Smalltalk is a pioneering object-oriented programming language developed at Xerox PARC in the 1970s. Created by Alan Kay and his team, it introduced many concepts that define modern programming and graphical user interfaces.
Origins at Xerox PARC
Alan Kay conceived Smalltalk as a programming language that could be used by children.
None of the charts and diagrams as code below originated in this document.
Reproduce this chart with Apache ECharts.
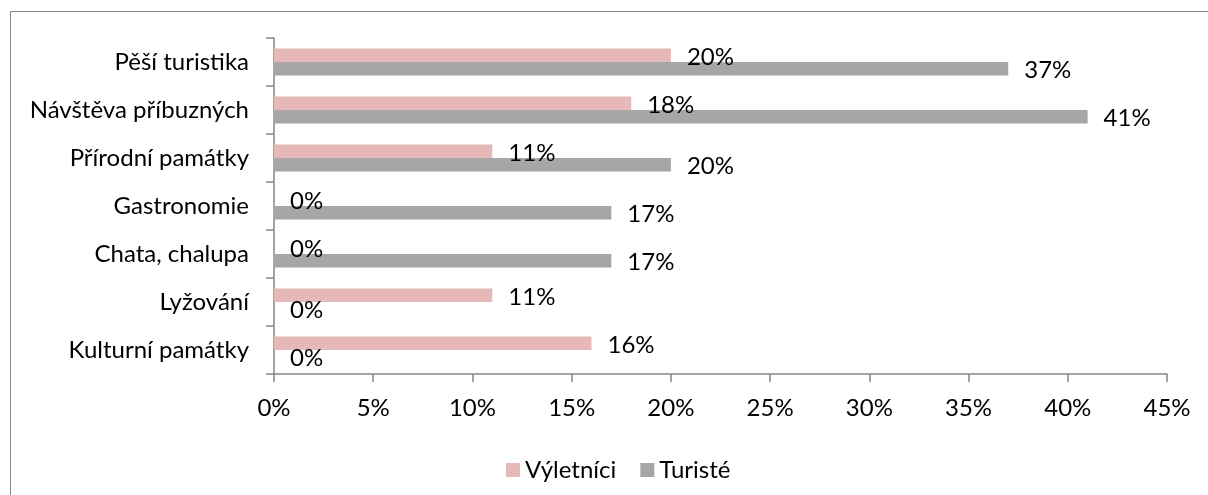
<!DOCTYPE html>
<html>
<head>
<meta charset="utf-8">
<script src="https://cdn.jsdelivr.net/npm/echarts@6/dist/echarts.min.js"></script>
<style>
  html, body { margin: 0; padding: 0; background: #fff; }
  #chart { width: 1208px; height: 495px; }
</style>
</head>
<body>
<div id="chart"></div>
<script>
// kategorie shora dolů
const categories = ['Pěší turistika', 'Návštěva příbuzných', 'Přírodní památky', 'Gastronomie', 'Chata, chalupa', 'Lyžování', 'Kulturní památky']
const vyletnici = [20, 18, 11, 0, 0, 11, 16]
const turiste = [37, 41, 20, 17, 17, 0, 0]
const seriesNames = ['Výletníci', 'Turisté']

const font = 'Lato'
const fontSize = 24
const axisColor = '#868686'

const mychart = echarts.init(document.getElementById('chart'))
mychart.setOption({
  animation: false,
  textStyle: { fontFamily: font },
  // rámeček grafu
  graphic: [{
    type: 'rect',
    left: 8,
    top: 9,
    shape: { width: 1300, height: 600 },
    style: { fill: 'none', stroke: axisColor, lineWidth: 1 },
    silent: true
  }],
  grid: {
    left: 274,
    right: 41,
    top: 38,
    bottom: 121
  },
  legend: {
    left: 501,
    top: 453,
    itemWidth: 14,
    itemHeight: 14,
    itemGap: 24,
    icon: 'rect',
    textStyle: { fontFamily: font, fontSize: fontSize, color: '#000' },
    data: seriesNames
  },
  xAxis: {
    type: 'value',
    min: 0,
    max: 45,
    interval: 5,
    splitLine: { show: false },
    axisLine: { show: true, lineStyle: { color: axisColor, width: 1.5 } },
    axisTick: { show: true, length: 8, lineStyle: { color: axisColor, width: 1.5 } },
    axisLabel: { formatter: '{value}%', color: '#000', fontSize: fontSize, fontFamily: font, margin: 22 }
  },
  yAxis: {
    type: 'category',
    inverse: true,
    data: categories,
    axisLine: { show: true, lineStyle: { color: axisColor, width: 1.5 } },
    axisTick: { show: true, length: 8, lineStyle: { color: axisColor, width: 1.5 } },
    axisLabel: { color: '#000', fontSize: fontSize, fontFamily: font, margin: 25 }
  },
  series: [
    {
      name: seriesNames[0],
      type: 'bar',
      data: vyletnici,
      barWidth: 13.5,
      barGap: '0%',
      itemStyle: { color: '#e6b9b8' },
      label: {
        show: true,
        position: 'right',
        distance: 16,
        offset: [0, 2],
        formatter: '{c}%',
        color: '#000',
        fontSize: fontSize,
        fontFamily: font
      }
    },
    {
      name: seriesNames[1],
      type: 'bar',
      data: turiste,
      barWidth: 13.5,
      barGap: '0%',
      itemStyle: { color: '#a6a6a6' },
      label: {
        show: true,
        position: 'right',
        distance: 16,
        offset: [0, 2],
        formatter: '{c}%',
        color: '#000',
        fontSize: fontSize,
        fontFamily: font
      }
    }
  ]
})
</script>
</body>
</html>
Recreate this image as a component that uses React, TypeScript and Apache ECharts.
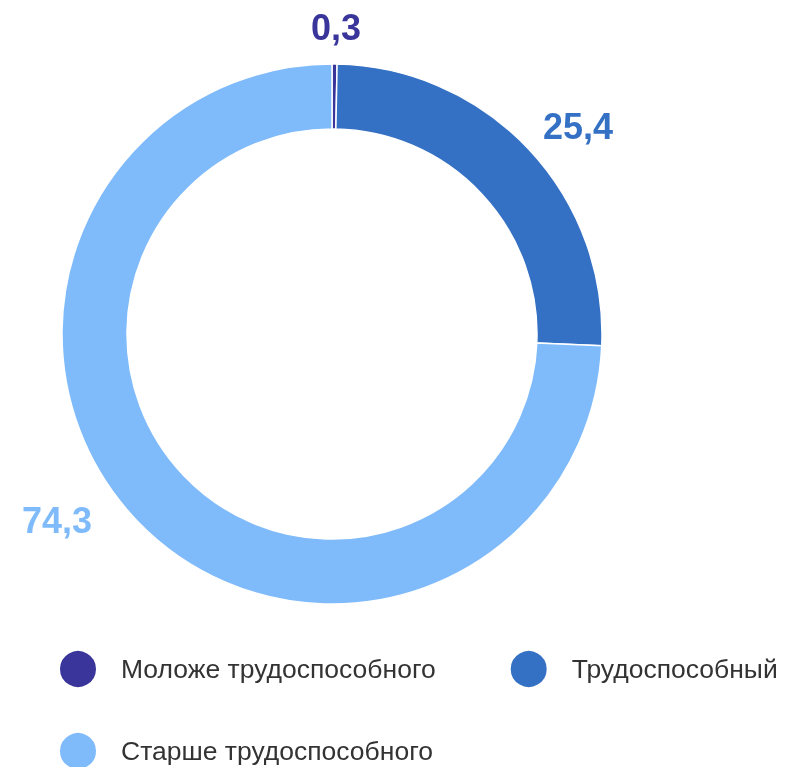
import React, { useEffect, useRef } from "react";
import * as echarts from "echarts";

const categories = ["Моложе трудоспособного", "Трудоспособный", "Старше трудоспособного"];
const values = [0.3, 25.4, 74.3];
const colors = ["#39359a", "#3470c4", "#7fbbfb"];
// label anchor positions (style only)
const labelPos = [
  [336, 27],
  [578, 126],
  [57, 520],
];

export default function App() {
  const ref = useRef<HTMLDivElement>(null);
  useEffect(() => {
    if (!ref.current) return;
    const chart = echarts.init(ref.current, undefined, { renderer: "svg" });
    const font = "'Liberation Sans', Arial, sans-serif";
    const legendCommon = {
      icon: "circle",
      itemWidth: 38,
      itemHeight: 38,
      itemGap: 73,
      padding: 0,
      orient: "horizontal",
      left: 58,
      selectedMode: false,
      textStyle: {
        fontFamily: font,
        fontSize: 26.5,
        color: "#333333",
        padding: [0, 0, 0, 19],
      },
    };
    chart.setOption({
      animation: false,
      color: colors,
      legend: [
        { ...legendCommon, top: 649, data: [categories[0], categories[1]] },
        { ...legendCommon, top: 731, data: [categories[2]] },
      ],
      series: [
        {
          type: "pie",
          center: [332, 334],
          radius: [205, 270],
          startAngle: 90,
          clockwise: true,
          avoidLabelOverlap: false,
          itemStyle: { borderColor: "#ffffff", borderWidth: 1.5 },
          emphasis: { disabled: true },
          label: {
            show: true,
            position: "outside",
            fontFamily: font,
            fontSize: 36,
            fontWeight: "bold",
            color: "inherit",
            formatter: (p: any) => String(p.value).replace(".", ","),
          },
          labelLine: { show: false },
          labelLayout: (params: any) => {
            const p = labelPos[params.dataIndex];
            return { x: p[0], y: p[1], align: "center", verticalAlign: "middle" };
          },
          data: categories.map((name, i) => ({
            name,
            value: values[i],
            label: { color: colors[i] },
          })),
        },
      ],
    });
    return () => chart.dispose();
  }, []);
  return (
    <div
      ref={ref}
      style={{ position: "fixed", left: 0, top: 0, width: 787, height: 767 }}
    />
  );
}
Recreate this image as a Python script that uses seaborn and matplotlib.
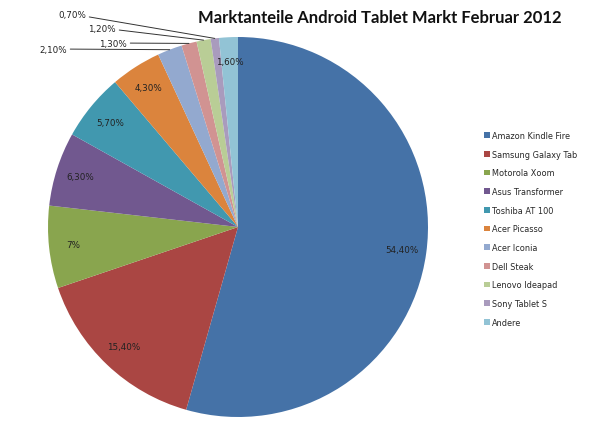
import numpy as np
import seaborn as sns
import matplotlib.pyplot as plt

sns.set_theme(style="white")
plt.rcParams["font.family"] = ["DejaVu Sans"]

products = ["Amazon Kindle Fire", "Samsung Galaxy Tab", "Motorola Xoom",
            "Asus Transformer", "Toshiba AT 100", "Acer Picasso", "Acer Iconia",
            "Dell Steak", "Lenovo Ideapad", "Sony Tablet S", "Andere"]
shares = [54.4, 15.4, 7.0, 6.3, 5.7, 4.3, 2.1, 1.3, 1.2, 0.7, 1.6]
share_labels = ["54,40%", "15,40%", "7%", "6,30%", "5,70%", "4,30%",
                "2,10%", "1,30%", "1,20%", "0,70%", "1,60%"]
colors = ["#4572A7", "#AA4643", "#89A54E", "#71588F", "#4198AF", "#DB843D",
          "#93A9CF", "#D19392", "#B9CD96", "#A99BBD", "#92C3D5"]

# pixel layout helpers (figure is 590x435, pie centre ~ (238,228), radius ~190)
CX, CY, R = 238, 228, 190
def px(x, y):
    return (x - CX) / R, (CY - y) / R

fig = plt.figure(figsize=(5.9, 4.35), dpi=100)
ax = fig.add_axes([0, 0, 1, 1])

wedges, _ = ax.pie(shares, colors=colors, startangle=90, counterclock=False,
                   radius=1.0, wedgeprops=dict(edgecolor="none"))
ax.set_aspect("auto")
ax.set_xlim(-CX / R, (590 - CX) / R)
ax.set_ylim((CY - 435) / R, CY / R)
ax.axis("off")

outside = {6: (67, 50), 7: (127, 44), 8: (116, 29), 9: (86, 15)}
for i, w in enumerate(wedges):
    mid = np.deg2rad((w.theta1 + w.theta2) / 2)
    if i in outside:
        tx, ty = px(*outside[i])
        ax.annotate(share_labels[i], xy=(np.cos(mid), np.sin(mid)), xytext=(tx, ty),
                    ha="right", va="center", fontsize=6.3, color="#222222",
                    arrowprops=dict(arrowstyle="-", color="#333333", lw=0.7,
                                    shrinkA=0, shrinkB=0))
    else:
        r = 0.87
        ax.text(r * np.cos(mid), r * np.sin(mid), share_labels[i], ha="center",
                va="center", fontsize=6.3, color="#222222")

fig.text(380 / 590, 1 - 18 / 435, "Marktanteile Android Tablet Markt Februar 2012",
         ha="center", va="center", fontsize=12, fontweight="bold",
         family=["Lato", "DejaVu Sans"], color="#111111")

ax.legend(wedges, products, loc="upper left", bbox_to_anchor=(484 / 590, 1 - 132 / 435),
          bbox_transform=fig.transFigure, frameon=False, fontsize=5.9,
          handlelength=0.7, handleheight=0.7, handletextpad=0.3,
          labelspacing=1.18, borderaxespad=0, borderpad=0)

fig.savefig("out.png", dpi=100)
Influenced by Lisp’s flexibility and Simula’s object concepts, Kay and his team—including Dan Ingalls and Adele Goldberg—created a language where “everything is an object.”
Key Innovations
Smalltalk pioneered fundamental programming concepts:
- Pure Object-Orientation: Everything, including numbers and classes, is an object
- Message Passing: Objects communicate by sending messages
- Integrated Development Environment: First true IDE with debugger and browser
- Model-View-Controller (MVC): The architectural pattern for user interfaces
- Live Programming: Modify running programs without restarting
Graphical User Interface
Smalltalk was inseparable from its graphical environment. The Smalltalk system featured overlapping windows, pop-up menus, and graphical editing—innovations that Steve Jobs famously saw during his visit to Xerox PARC and later incorporated into the Macintosh.
Impact
Though Smalltalk itself never achieved mainstream adoption, its ideas pervade modern software: Java, Ruby, Python, and Objective-C all draw from Smalltalk’s design. The IDE concept, unit testing, and agile development practices all trace back to the Smalltalk community.